Les enfants victimes de la phénylcétonurie délaissés
En l’absence d’une prise en charge, les enfants atteints de la phénylcétonurie en Algérie, avancent inévitablement vers l’handicap. Associations et médecins lancent des cris de détresse aux pouvoirs publics
Méconnue, mais très redoutable, la phénylcétonurie est une maladie génétique rare et grave qui, en l’absence de traitement approprié, entraîne une arriération chez l’enfant. Elle est définie comme étant une maladie chronique en relation avec un trouble du métabolisme de la phénylalanine (acide aminé d’origine alimentaire), entraînant une accumulation de cette dernière dans l’organisme.
« Au fait, les aliments notamment la viande, les fruits et légumes, deviennent pour les malades atteints de la phénylcétonurie un poison qui attaque le cerveau », a expliqué hier le docteur Brahim Sâadaoui, du service de pédiatrie de l’hôpital Parnet.
« Ce mal est pourtant évitable par un simple dépistage de la phénylcétonurie effectué au cours du troisième jour de la naissance du bébé », a-t-il assuré lors du Forum du quotidien El Moudjahid consacré à la prise en charge des enfants atteints par ce mal. Le dépistage n’est pas du tout onéreux et l’appareil pour tester le taux de la fluométrie dans le sang ne devrait pas dépasser les 800 000 dinars.
« Cela devrait permettre au ministère de la Santé d’adopter une politique de prévention en procédant à des testes systématiques à travers tout le territoire du pays », a-t-il recommandé. Le directeur Sâadaoui plaide également le classement de la phénylcétonurie sur la liste des maladies chronique qui ouvrent droit à une prise en charge totale.
D’autant plus que le prix des médicaments et des aliments appropriés aux enfants atteints de ce mal sont exorbitants. « Le lait à 300 dinars la boîte, la farine à 500 dinars et les spaghettis à 180 dinars sans compter les compléments alimentaires et les séances de rééducation de ces enfants dans les structures spécialisés », a-t-il détaillé.
Contrairement à la Tunisie où le financement des produits diététiques et médicamenteux est à la charge totale de l’Etat, en Algérie la prise en charge étatique des enfants atteint de cette maladie rare très récente et se limite par l’apport des quotas de lait que les parents de malades récupèrent au niveau des structures pédiatriques des CHU Parnet et Mustapha.

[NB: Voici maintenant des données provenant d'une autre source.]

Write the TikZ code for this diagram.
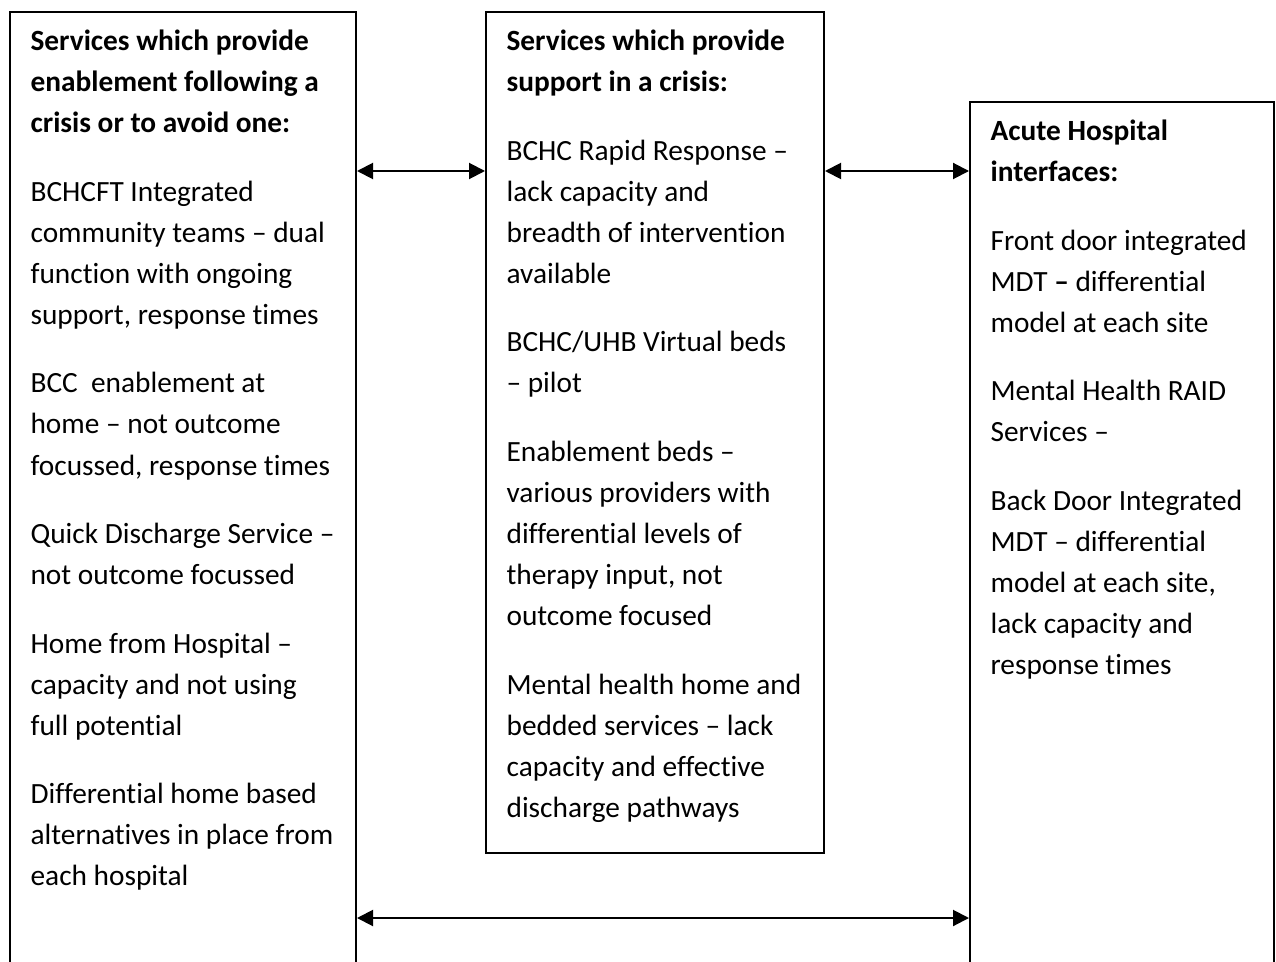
\documentclass[tikz,border=0pt]{standalone}
\usepackage{fontspec}
\setmainfont{Carlito}[Ligatures={TeX,NoCommon}]
\usepackage{tikz}
\usetikzlibrary{arrows.meta, positioning}
\tikzstyle{column} = [draw, line width=0.75pt, anchor=north west, inner sep=0pt]
\tikzstyle{coltext} = [inner sep=0pt, align=left, font=\fontsize{11}{15.4}\selectfont]
\tikzstyle{twoway} = [{Triangle[length=6pt,width=6pt]}-{Triangle[length=6pt,width=6pt]}, line width=0.75pt]

\begin{document}
\begin{tikzpicture}[x=0.375pt, y=-0.375pt]
    \useasboundingbox (0,0) rectangle (1276,962);

    % the three columns
    \node[column, minimum width=129.75pt, minimum height=420pt] (lbox) at (9,11) {};
    \node[column, minimum width=126.75pt, minimum height=315.4pt] (mbox) at (485,11) {};
    \node[column, minimum width=114pt, minimum height=400pt] (rbox) at (969,101) {};

    % left column
    \node[coltext, below right=6.9pt and 7.9pt of lbox.north west] (ltext)
        {\textbf{Services which provide}\\
         \textbf{enablement following a}\\
         \textbf{crisis or to avoid one:}\\[10.3pt]
         BCHCFT Integrated\\
         community teams -- dual\\
         function with ongoing\\
         support, response times\\[10.3pt]
         BCC\ \ enablement at\\
         home -- not outcome\\
         focussed, response times\\[10.3pt]
         Quick Discharge Service --\\
         not outcome focussed\\[10.3pt]
         Home from Hospital --\\
         capacity and not using\\
         full potential\\[10.3pt]
         Differential home based\\
         alternatives in place from\\
         each hospital};

    % middle column
    \node[coltext, below right=6.9pt and 7.9pt of mbox.north west] (mtext)
        {\textbf{Services which provide}\\
         \textbf{support in a crisis:}\\[10.3pt]
         BCHC Rapid Response --\\
         lack capacity and\\
         breadth of intervention\\
         available\\[10.3pt]
         BCHC/UHB Virtual beds\\
         -- pilot\\[10.3pt]
         Enablement beds --\\
         various providers with\\
         differential levels of\\
         therapy input, not\\
         outcome focused\\[10.3pt]
         Mental health home and\\
         bedded services -- lack\\
         capacity and effective\\
         discharge pathways};

    % right column
    \node[coltext, below right=6.9pt and 7.9pt of rbox.north west] (rtext)
        {\textbf{Acute Hospital}\\
         \textbf{interfaces:}\\[10.3pt]
         Front door integrated\\
         MDT \textbf{--} differential\\
         model at each site\\[10.3pt]
         Mental Health RAID\\
         Services --\\[10.3pt]
         Back Door Integrated\\
         MDT -- differential\\
         model at each site,\\
         lack capacity and\\
         response times};

    % links
    \draw[twoway] (lbox.east |- 0,171) -- (mbox.west |- 0,171);
    \draw[twoway] (mbox.east |- 0,171) -- (rbox.west |- 0,171);
    \draw[twoway] (lbox.east |- 0,918) -- (rbox.west |- 0,918);
\end{tikzpicture}
\end{document}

« Ces enfants ont besoin de manger surtout lorsqu’ils dépassent l’âge de 2 ans. Ils doivent suivre un régime alimentaire strict jusqu’à l’âge de 16 ans au moins, et le coût de leur nourriture n’est pas à la portée des parents. Aussi la plupart des enfants ne mangent pas à leur faim pour ne pas dire qu’ils sont en train de crever de faim », s’est-il alarmé.
La présidente de l’Association algérienne du syndrome Williams – Beuren, Mme Faïza Medad, a saisi l’occasion de ce forum pour lancer un cri d’alarme aux différents ministères concernés notamment celui de la Santé, la Solidarité et le Travail pour la prise en charge des enfants atteints de ce mal handicapant.
Accompagnée d’enfants malades et de leurs parents, la présidente de l’association affirme que ces malades et leurs parents sont pratiquement livrés à eux-mêmes. « Nous voulons au maximum leur éviter le pire en les prenant en charge à temps à travers une alimentation appropriée afin qu’ils puissent grandir comme des enfants normaux », a-t-elle lancé d’une voix émouvante.
Le nombre des enfants souffrant de ce mal est méconnu.
« On ignore le chiffre exact pour la simple raison que le ministère n’a pas fait de dépistage pour les recenser », a avoué le docteur Sâadaoui, en précisant que les cas comptabilisé par l’association s’élèvent à 500 malades. Un chiffre qui est loin de refléter la réalité, selon ce pédiatre qui avoue parmi ces cas enregistrés, il y a uniquement une centaine de malades qui sont pris en charge par l’Etat depuis une année environ.